** Start of Provided information **

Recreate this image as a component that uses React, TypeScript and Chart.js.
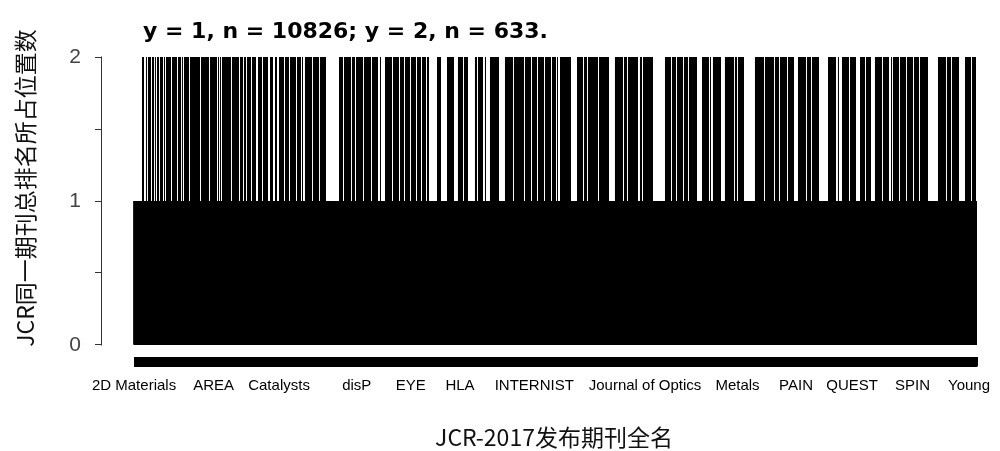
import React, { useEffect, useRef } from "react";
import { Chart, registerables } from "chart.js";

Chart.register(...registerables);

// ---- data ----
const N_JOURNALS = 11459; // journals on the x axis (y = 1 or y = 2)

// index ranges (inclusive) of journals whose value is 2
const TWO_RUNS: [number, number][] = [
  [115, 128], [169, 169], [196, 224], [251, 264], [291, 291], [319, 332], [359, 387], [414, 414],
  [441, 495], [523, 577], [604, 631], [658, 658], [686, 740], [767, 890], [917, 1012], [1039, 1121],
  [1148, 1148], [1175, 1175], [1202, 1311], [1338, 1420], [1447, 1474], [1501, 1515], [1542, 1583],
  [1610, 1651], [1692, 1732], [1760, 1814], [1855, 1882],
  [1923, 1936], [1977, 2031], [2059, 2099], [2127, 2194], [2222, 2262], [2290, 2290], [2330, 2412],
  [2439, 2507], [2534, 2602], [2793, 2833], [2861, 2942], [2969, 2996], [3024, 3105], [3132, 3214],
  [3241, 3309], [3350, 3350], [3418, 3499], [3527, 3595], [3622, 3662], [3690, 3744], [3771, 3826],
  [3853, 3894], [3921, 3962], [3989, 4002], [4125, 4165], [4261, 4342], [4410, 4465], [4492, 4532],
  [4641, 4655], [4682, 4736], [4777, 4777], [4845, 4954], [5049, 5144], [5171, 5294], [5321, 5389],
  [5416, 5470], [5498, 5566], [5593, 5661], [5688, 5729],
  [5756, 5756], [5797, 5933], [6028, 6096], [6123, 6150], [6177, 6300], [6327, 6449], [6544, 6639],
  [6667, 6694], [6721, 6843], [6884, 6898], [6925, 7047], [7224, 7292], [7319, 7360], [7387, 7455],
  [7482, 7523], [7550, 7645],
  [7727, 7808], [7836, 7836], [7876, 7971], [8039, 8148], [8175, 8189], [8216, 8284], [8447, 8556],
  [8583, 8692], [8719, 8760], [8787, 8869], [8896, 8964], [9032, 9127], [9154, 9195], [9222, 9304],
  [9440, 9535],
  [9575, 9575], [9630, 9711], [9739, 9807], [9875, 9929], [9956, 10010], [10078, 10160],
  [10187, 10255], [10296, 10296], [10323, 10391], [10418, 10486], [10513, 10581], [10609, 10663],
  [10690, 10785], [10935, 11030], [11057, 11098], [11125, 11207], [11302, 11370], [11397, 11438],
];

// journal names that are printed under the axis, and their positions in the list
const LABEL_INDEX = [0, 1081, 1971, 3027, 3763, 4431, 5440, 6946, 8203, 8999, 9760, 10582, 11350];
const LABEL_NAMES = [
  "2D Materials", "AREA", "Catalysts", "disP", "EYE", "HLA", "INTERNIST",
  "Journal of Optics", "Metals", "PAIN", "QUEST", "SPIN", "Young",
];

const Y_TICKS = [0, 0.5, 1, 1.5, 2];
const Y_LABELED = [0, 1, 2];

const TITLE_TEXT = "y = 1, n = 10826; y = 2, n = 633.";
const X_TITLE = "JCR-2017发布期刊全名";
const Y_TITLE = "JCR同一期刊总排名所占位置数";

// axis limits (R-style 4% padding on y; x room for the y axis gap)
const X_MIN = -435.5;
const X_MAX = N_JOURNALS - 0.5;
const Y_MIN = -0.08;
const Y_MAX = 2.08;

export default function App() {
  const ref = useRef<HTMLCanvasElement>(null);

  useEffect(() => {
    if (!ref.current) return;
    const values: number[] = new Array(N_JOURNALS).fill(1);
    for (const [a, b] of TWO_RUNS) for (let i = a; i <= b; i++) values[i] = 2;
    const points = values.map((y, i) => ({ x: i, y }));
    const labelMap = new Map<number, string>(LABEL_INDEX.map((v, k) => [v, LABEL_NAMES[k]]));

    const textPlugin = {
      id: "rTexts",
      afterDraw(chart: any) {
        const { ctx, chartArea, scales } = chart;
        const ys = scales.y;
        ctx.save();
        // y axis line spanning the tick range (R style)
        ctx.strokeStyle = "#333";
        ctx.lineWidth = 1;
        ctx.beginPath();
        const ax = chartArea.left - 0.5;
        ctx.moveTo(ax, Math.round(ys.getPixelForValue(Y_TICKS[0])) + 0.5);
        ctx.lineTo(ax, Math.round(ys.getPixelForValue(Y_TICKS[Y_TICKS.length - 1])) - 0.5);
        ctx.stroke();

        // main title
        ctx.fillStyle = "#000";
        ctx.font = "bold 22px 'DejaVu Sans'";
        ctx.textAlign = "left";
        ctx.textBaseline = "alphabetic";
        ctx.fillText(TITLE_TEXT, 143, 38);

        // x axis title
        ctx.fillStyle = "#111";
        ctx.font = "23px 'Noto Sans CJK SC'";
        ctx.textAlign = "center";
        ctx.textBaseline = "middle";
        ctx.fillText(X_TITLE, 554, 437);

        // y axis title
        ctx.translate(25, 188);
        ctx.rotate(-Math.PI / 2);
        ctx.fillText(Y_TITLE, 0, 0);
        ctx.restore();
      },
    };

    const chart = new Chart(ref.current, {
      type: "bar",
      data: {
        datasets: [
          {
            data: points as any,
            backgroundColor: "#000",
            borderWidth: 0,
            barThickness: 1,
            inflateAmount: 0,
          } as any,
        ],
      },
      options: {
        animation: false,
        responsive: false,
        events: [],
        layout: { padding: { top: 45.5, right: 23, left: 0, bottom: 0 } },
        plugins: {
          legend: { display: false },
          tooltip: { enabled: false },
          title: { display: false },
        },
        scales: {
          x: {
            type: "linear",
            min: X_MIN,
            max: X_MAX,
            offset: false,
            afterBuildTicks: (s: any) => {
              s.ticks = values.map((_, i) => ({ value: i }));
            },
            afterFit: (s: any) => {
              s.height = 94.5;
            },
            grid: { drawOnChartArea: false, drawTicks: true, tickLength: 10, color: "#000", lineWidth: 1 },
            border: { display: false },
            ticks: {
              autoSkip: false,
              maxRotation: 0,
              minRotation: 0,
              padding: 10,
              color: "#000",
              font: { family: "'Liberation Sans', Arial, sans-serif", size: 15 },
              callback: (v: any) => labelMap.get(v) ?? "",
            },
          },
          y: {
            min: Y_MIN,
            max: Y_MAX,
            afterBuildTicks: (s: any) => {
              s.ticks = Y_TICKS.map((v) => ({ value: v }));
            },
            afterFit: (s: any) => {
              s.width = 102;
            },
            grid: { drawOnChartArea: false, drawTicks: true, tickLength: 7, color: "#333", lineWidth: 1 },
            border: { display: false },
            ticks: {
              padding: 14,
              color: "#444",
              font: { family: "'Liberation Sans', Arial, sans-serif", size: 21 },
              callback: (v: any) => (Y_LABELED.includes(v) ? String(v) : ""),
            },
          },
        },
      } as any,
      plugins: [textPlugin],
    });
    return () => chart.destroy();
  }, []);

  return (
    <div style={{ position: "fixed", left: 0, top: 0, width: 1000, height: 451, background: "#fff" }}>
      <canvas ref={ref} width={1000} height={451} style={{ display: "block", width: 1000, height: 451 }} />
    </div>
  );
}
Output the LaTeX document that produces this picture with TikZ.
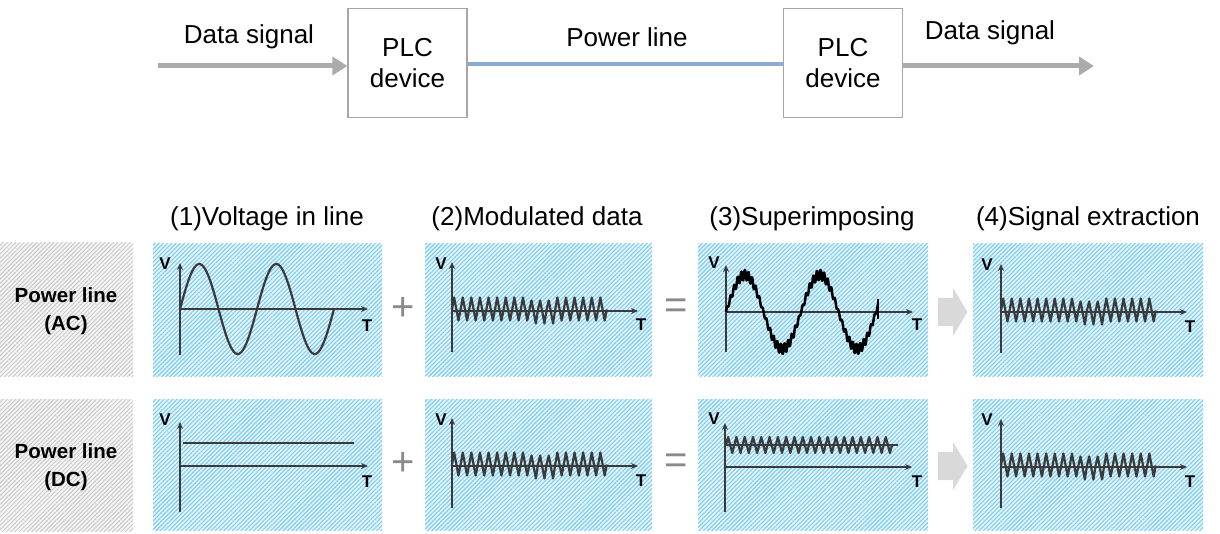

** End of Provided information **

- Short exercise -
Go through the lines above. Select every one that has the string "React".

- Finished task -
Recreate this image as a component that uses React, TypeScript and Chart.js.
import React, { useEffect, useRef } from "react";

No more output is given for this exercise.